In Canada, University of British Columbia economist John Helliwell is the country's leading figure in happiness studies. Helliwell, whose book
Globalization and Well-Being won the Donner Prize in 2003, has studied the happiness that comes from social affiliation and its relationship to productivity.
One of the problems in happiness studies is how to measure outcomes. You can't build a science on something that can't be measured. Gilbert, however, says that self-reporting, the method used by his lab, is perfectly reliable.
"We just ask people how they feel right now. The eye doctor relies on you telling him what you see. Vision, like happiness, is subjective, yet they have built a whole science of optometry on this."
Is there a better way to predict what will make us happy than using our imagination?
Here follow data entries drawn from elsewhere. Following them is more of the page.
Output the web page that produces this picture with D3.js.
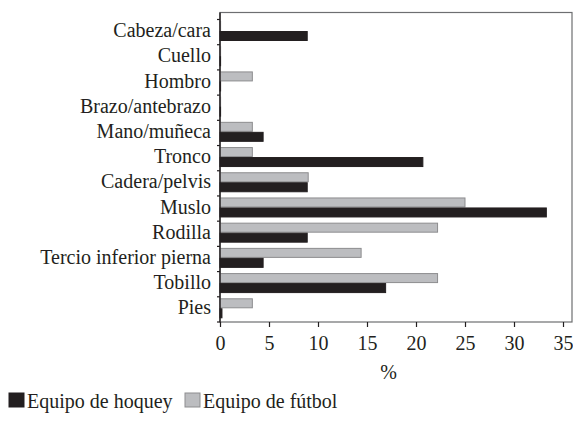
<!DOCTYPE html>
<html><head><meta charset="utf-8">
<script src="https://cdn.jsdelivr.net/npm/d3@7"></script>
<style>body{margin:0;background:#fff}svg{display:block}</style>
</head><body>
<svg id="c" width="573" height="424"></svg>
<script>
const categories = ["Cabeza/cara","Cuello","Hombro","Brazo/antebrazo","Mano/muñeca","Tronco","Cadera/pelvis","Muslo","Rodilla","Tercio inferior pierna","Tobillo","Pies"];
const hockey = [8.9, 0, 0, 0, 4.4, 20.7, 8.9, 33.3, 8.9, 4.4, 16.9, 0.2];
const futbol = [0, 0, 3.3, 0, 3.3, 3.3, 9.0, 25.0, 22.2, 14.4, 22.2, 3.3];
const seriesNames = ["Equipo de hoquey", "Equipo de fútbol"];
const xTicks = [0,5,10,15,20,25,30,35];

const FONT = "'Liberation Serif'";
const INK = "#231f20";
const svg = d3.select("#c");
const L = 220, R = 572, T = 12.5, B = 322, bandTop = 19.5;
const x = d3.scaleLinear().domain([0,35]).range([L, 563]);
const y = d3.scaleBand().domain(categories).range([bandTop, B]).paddingInner(0).paddingOuter(0);
const sub = d3.scaleBand().domain(["futbol","hockey"]).range([2, 21]).paddingInner(0.1);
const colors = {hockey:INK, futbol:"#bcbdc0"};
const strokes = {hockey:INK, futbol:"#8d8d8f"};

// frame
svg.append("rect").attr("x", L).attr("y", T).attr("width", R - L).attr("height", B - T)
  .attr("fill","none").attr("stroke","#6d6e71").attr("stroke-width",1.2);

// bars
const rows = categories.map((c,i)=>({c, hockey:hockey[i], futbol:futbol[i]}));
["futbol","hockey"].forEach(k=>{
  svg.append("g").selectAll("rect").data(rows).join("rect")
    .attr("x", x(0))
    .attr("y", d => y(d.c) + sub(k))
    .attr("width", d => Math.max(0.6, x(d[k]) - x(0)))
    .attr("height", sub.bandwidth())
    .attr("fill", colors[k])
    .attr("stroke", strokes[k])
    .attr("stroke-width", 1);
});

// y axis (ticks at band boundaries)
const yEdges = categories.map(c => y(c)).concat([B]);
svg.append("g").selectAll("line").data(yEdges).join("line")
  .attr("x1", L - 3).attr("x2", L).attr("y1", d=>d).attr("y2", d=>d)
  .attr("stroke",INK).attr("stroke-width",1.2);
svg.append("line").attr("x1",L).attr("x2",L).attr("y1",T).attr("y2",B).attr("stroke",INK).attr("stroke-width",1.4);
svg.append("g").selectAll("text").data(categories).join("text")
  .attr("x", L - 9).attr("y", d => y(d) + y.bandwidth()/2 + 5)
  .attr("text-anchor","end").attr("font-family", FONT).attr("font-size","20px").attr("fill",INK).text(d=>d);

// x axis
const xa = svg.append("g").attr("transform",`translate(0,${B})`)
  .call(d3.axisBottom(x).tickValues(xTicks).tickSize(5).tickPadding(9).tickFormat(d3.format("d")));
xa.attr("font-family", FONT);
xa.select(".domain").remove();
xa.selectAll("line").attr("stroke",INK).attr("stroke-width",1.2);
xa.selectAll("text").attr("font-size","20px").attr("font-family", FONT).attr("fill",INK);
svg.append("text").attr("x", (L+563)/2 - 3).attr("y", 379).attr("text-anchor","middle").attr("font-family", FONT).attr("font-size","20px").attr("fill",INK).text("%");

// legend
const lg = svg.append("g");
const legendItems = [{k:"hockey", name:seriesNames[0], x:9}, {k:"futbol", name:seriesNames[1], x:185}];
legendItems.forEach(it=>{
  lg.append("rect").attr("x", it.x).attr("y", 393).attr("width", 15).attr("height", 14)
    .attr("fill", colors[it.k]).attr("stroke", strokes[it.k]).attr("stroke-width",1);
  lg.append("text").attr("x", it.x + 18).attr("y", 407.5).attr("font-family", FONT).attr("font-size","20px").attr("fill",INK).text(it.name);
});
</script>
</body></html>
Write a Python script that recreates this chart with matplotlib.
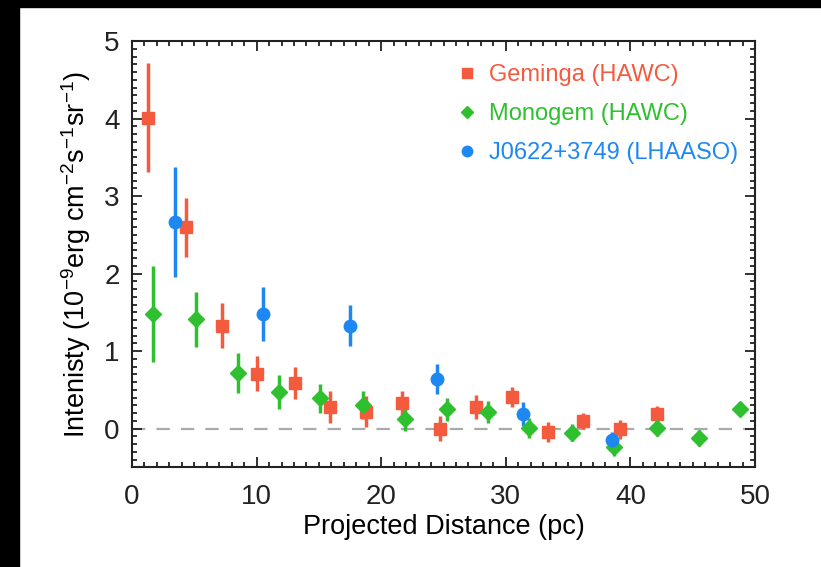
import matplotlib
matplotlib.use("Agg")
import matplotlib.pyplot as plt
from matplotlib.lines import Line2D
from matplotlib.patches import Rectangle
from matplotlib.ticker import MultipleLocator

plt.rcParams['font.family'] = ['Liberation Sans', 'DejaVu Sans']
plt.rcParams['mathtext.fontset'] = 'custom'
plt.rcParams['mathtext.rm'] = 'Liberation Sans'
plt.rcParams['mathtext.it'] = 'Liberation Sans'

# Geminga (HAWC)
gem_x = [1.3, 4.3, 7.2, 10.0, 13.1, 15.9, 18.8, 21.7, 24.7, 27.6, 30.5, 33.4, 36.2, 39.2, 42.1]
gem_y = [4.01, 2.60, 1.33, 0.71, 0.59, 0.28, 0.22, 0.33, 0.00, 0.28, 0.41, -0.04, 0.10, -0.01, 0.19]
gem_e = [0.70, 0.38, 0.29, 0.23, 0.21, 0.20, 0.20, 0.16, 0.16, 0.16, 0.13, 0.13, 0.10, 0.12, 0.10]

# Monogem (HAWC)
mon_x = [1.7, 5.1, 8.5, 11.8, 15.1, 18.5, 21.9, 25.3, 28.6, 31.9, 35.3, 38.7, 42.1, 45.5, 48.8]
mon_y = [1.48, 1.41, 0.72, 0.47, 0.39, 0.31, 0.12, 0.25, 0.22, 0.01, -0.05, -0.23, 0.01, -0.12, 0.26]
mon_e = [0.62, 0.35, 0.26, 0.22, 0.19, 0.18, 0.15, 0.15, 0.14, 0.13, 0.11, 0.12, 0.10, 0.10, 0.07]

# J0622+3749 (LHAASO)
lha_x = [3.45, 10.5, 17.5, 24.5, 31.4, 38.5]
lha_y = [2.67, 1.48, 1.33, 0.64, 0.19, -0.14]
lha_e = [0.71, 0.35, 0.26, 0.19, 0.15, 0.10]

c_red = '#F45A3E'
c_green = '#2EC02E'
c_blue = '#1E88F2'

fig = plt.figure(figsize=(8.21, 5.67), dpi=100)
ax = fig.add_axes([0.1608, 0.1755, 0.7588, 0.7522])

ax.axhline(0, color='#AAAAAA', lw=1.6, dashes=(6, 5), zorder=1)

ekw = dict(linestyle='none', elinewidth=2.5, capsize=0, zorder=3)
ax.errorbar(gem_x, gem_y, yerr=gem_e, fmt='s', color=c_red, ms=9, mec=c_red, **ekw)
ax.errorbar(mon_x, mon_y, yerr=mon_e, fmt='D', color=c_green, ms=8, mec=c_green, **ekw)
ax.errorbar(lha_x, lha_y, yerr=lha_e, fmt='o', color=c_blue, ms=9, mec=c_blue, **ekw)

ax.set_xlim(0, 50)
ax.set_ylim(-0.5, 5)
ax.xaxis.set_major_locator(MultipleLocator(10))
ax.xaxis.set_minor_locator(MultipleLocator(1))
ax.yaxis.set_major_locator(MultipleLocator(1))
ax.yaxis.set_minor_locator(MultipleLocator(0.1))
ax.tick_params(which='both', direction='in', top=True, right=True, width=1.3, colors='#222222')
ax.tick_params(which='major', length=7, labelsize=20)
ax.tick_params(axis='x', which='major', pad=12)
ax.tick_params(axis='y', which='major', pad=9)
ax.tick_params(which='minor', length=3.5)
for s in ax.spines.values():
    s.set_linewidth(1.5)
    s.set_color('#222222')

ax.set_xlabel('Projected Distance (pc)', fontsize=19.5, labelpad=3)
ax.set_ylabel(r'Intenisty (10$^{\mathregular{-9}}$erg cm$^{\mathregular{-2}}$s$^{\mathregular{-1}}$sr$^{\mathregular{-1}}$)',
              fontsize=19.5, labelpad=8)

handles = [Line2D([], [], ls='none', marker='s', color=c_red, ms=7.5),
           Line2D([], [], ls='none', marker='D', color=c_green, ms=6.5),
           Line2D([], [], ls='none', marker='o', color=c_blue, ms=7.5)]
labels = ['Geminga (HAWC)', 'Monogem (HAWC)', 'J0622+3749 (LHAASO)']
leg = ax.legend(handles, labels, loc='upper right', bbox_to_anchor=(1.0, 0.985), frameon=False,
                fontsize=17, handlelength=0.8, handletextpad=0.55, labelspacing=0.72,
                labelcolor=[c_red, c_green, c_blue], borderaxespad=0.3)

fig.add_artist(Rectangle((0, 0), 19 / 821, 1, transform=fig.transFigure, color='black', zorder=10))
fig.add_artist(Rectangle((0, 1 - 7 / 567), 1, 7 / 567, transform=fig.transFigure, color='black', zorder=10))

fig.savefig('out.png', dpi=100)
"Yes," he says, "but no one wants to use it. It's called surrugation, and it circumvents biases and errors. If you want to know how happy you'll be if you win the lottery, ask a lottery winner — it's a mixed blessing. Will having children make you happy? Observe people who have them."
People discount this approach because of what Gilbert calls "the myth of fingerprints."
"Most of us have the illusion of uniqueness," he says. "We believe that other people's reactions won't tell us about our likes and dislikes. But we are remarkably similar. We share the same biology, and others' experiences can teach us a great deal about our own.
"As long as we maintain our illusions about our uniqueness, we will continue to ignore information that's in front of our noses."